From the travel photo album of Darrah’s mother, including images of the Bedford truck that transported her from London to Goma. Photograph: Petrina Darrah

Comparing notes with Mum, somewhere along the line I realised my travels echoed hers. It might have been sheer chance, or perhaps an unconscious direction set by her stories. Or maybe it just goes to show the backpacker routes carved out by travel guidebooks have stood the test of time. Whatever it was, I have trodden some of the same paths unintentionally as well as on purpose.

I moved to Tanzania for a job and stood at the foot of Kilimanjaro. I crossed the Serengeti in a dusty safari Jeep.

A 1982 copy of Lonely Planet’s Southeast Asia on a Shoestring.
Darrah’s mother’s 1982 copy of Lonely Planet’s Southeast Asia on a Shoestring. Photograph: Petrina Darrah

I made it to Indonesia and sent her a photo of myself, lying among a dozen other bodies prone with sea sickness, on a boat from Lombok to Flores. She flipped through her album and sent back a photo of travellers puddled on a deck, suffering the same affliction on the same route. I washed up on the Pacific coast of Mexico, with a laptop instead of a tent. The small towns along this coast have Starlink now.

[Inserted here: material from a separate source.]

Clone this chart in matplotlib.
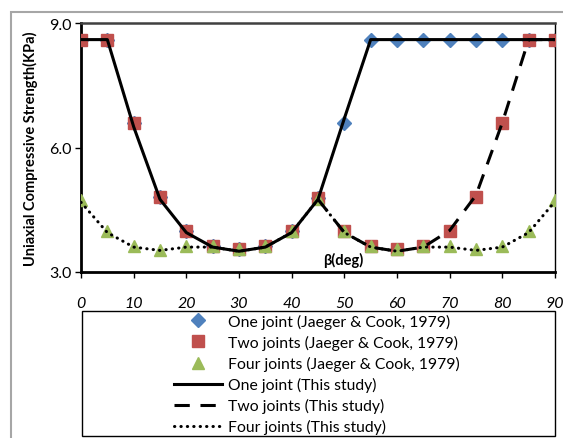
import matplotlib.pyplot as plt
from matplotlib.patches import Rectangle

plt.rcParams['font.family'] = ['Lato', 'DejaVu Sans']

angles = [0, 5, 10, 15, 20, 25, 30, 35, 40, 45, 50, 55, 60, 65, 70, 75, 80, 85, 90]
one_ref = [8.6, 8.6, 6.6, 4.8, 4.0, 3.62, 3.55, 3.62, 4.0, 4.78,
           6.58, 8.6, 8.6, 8.6, 8.6, 8.6, 8.6, 8.6, 8.6]
two_ref = [8.6, 8.6, 6.6, 4.8, 4.0, 3.62, 3.55, 3.62, 4.0, 4.78,
           4.0, 3.62, 3.55, 3.62, 4.0, 4.8, 6.6, 8.6, 8.6]
four_ref = [4.73, 4.0, 3.62, 3.54, 3.62, 3.62, 3.55, 3.62, 4.0, 4.76,
            4.0, 3.62, 3.55, 3.62, 3.62, 3.55, 3.62, 4.0, 4.73]

one_model = [8.6, 8.6, 6.5, 4.75, 3.95, 3.6, 3.5, 3.6, 3.95, 4.75,
             6.7, 8.6, 8.6, 8.6, 8.6, 8.6, 8.6, 8.6, 8.6]
two_angles = [45, 50, 55, 60, 65, 70, 75, 80, 85, 90]
two_model = [4.75, 3.95, 3.6, 3.5, 3.6, 4.0, 4.85, 6.6, 8.6, 8.6]
four_model = [4.68, 3.95, 3.6, 3.52, 3.6, 3.6, 3.5, 3.6, 3.95, 4.75,
              3.95, 3.6, 3.5, 3.6, 3.6, 3.52, 3.6, 3.95, 4.7]

labels = ['One joint (Jaeger & Cook, 1979)', 'Two joints (Jaeger & Cook, 1979)',
          'Four joints (Jaeger & Cook, 1979)', 'One joint (This study)',
          'Two joints (This study)', 'Four joints (This study)']

fig = plt.figure(figsize=(5.63, 4.39), dpi=100)
ax = fig.add_axes([81/563, 1-273/439, 474/563, 249/439])

# outer chart border (Excel chart area)
fig.patches.append(Rectangle((11/563, -0.1), 1.2, 1 - 13/439 + 0.1, transform=fig.transFigure,
                             fill=False, edgecolor='#a6a6a6', linewidth=1.5))

h1, = ax.plot(angles, one_ref, 'D', color='#4f81bd', ms=7, ls='none', zorder=2)
h2, = ax.plot(angles, two_ref, 's', color='#c0504d', ms=9, ls='none', zorder=3)
h3, = ax.plot(angles, four_ref, '^', color='#9bbb59', ms=9, ls='none', zorder=4)
h4, = ax.plot(angles, one_model, '-', color='black', lw=2.2, zorder=6)
h5, = ax.plot(two_angles, two_model, color='black', lw=2.2, dashes=(5, 3.5), zorder=6)
h6, = ax.plot(angles, four_model, color='black', lw=2.2, zorder=5,
              linestyle=(0, (0.1, 2.0)), dash_capstyle='round')

ax.set_xlim(0, 90)
ax.set_ylim(3, 9)
ax.set_xticks(range(0, 91, 10))
ax.set_yticks([3, 6, 9])
ax.set_yticklabels(['3.0', '6.0', '9.0'], fontsize=11.5)
ax.set_xticklabels([str(v) for v in range(0, 91, 10)], fontsize=11.5, style='italic')
ax.tick_params(axis='both', direction='out', length=4, width=1, pad=3)
ax.tick_params(axis='x', pad=13)
for s in ['left', 'bottom']:
    ax.spines[s].set_linewidth(2)
ax.spines['top'].set_linewidth(1.8)
ax.spines['top'].set_color('#404040')
ax.spines['right'].set_linewidth(1)

ax.set_ylabel('Uniaxial Compressive Strength(KPa)', fontsize=10.5, fontweight='bold', labelpad=8)
ax.text(49.7, 3.3, 'β(deg)', fontsize=10.5, fontweight='bold', ha='center', va='center')

fig.patches.append(Rectangle((82/563, 2/439), 473/563, 125/439, transform=fig.transFigure,
                             fill=False, edgecolor='black', linewidth=1))
fig.legend([h1, h2, h3, h4, h5, h6], labels, loc='center', frameon=False,
           bbox_to_anchor=(317/563, 1 - 375/439), fontsize=11.3,
           handlelength=3.0, handletextpad=0.4, labelspacing=0.38)

fig.savefig('out.png', dpi=100)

Many things have changed since she travelled. I don’t send letters home – I share my location on Instagram and hundreds of people, not just my immediate family, know where I am. Instead of precious rolls of film carefully meted out on special moments, I take endless smartphone photos that will probably never be printed. Hippies have been replaced by digital nomads.

But the lure of travel is as compelling as ever. Where does it end? Her restlessness ran out – mine is still burning. Maybe I’ll stick out my thumb in a foreign country and end up meeting the man I’ll marry, like she did. In the meantime, I’ll keep collecting stories to pass on.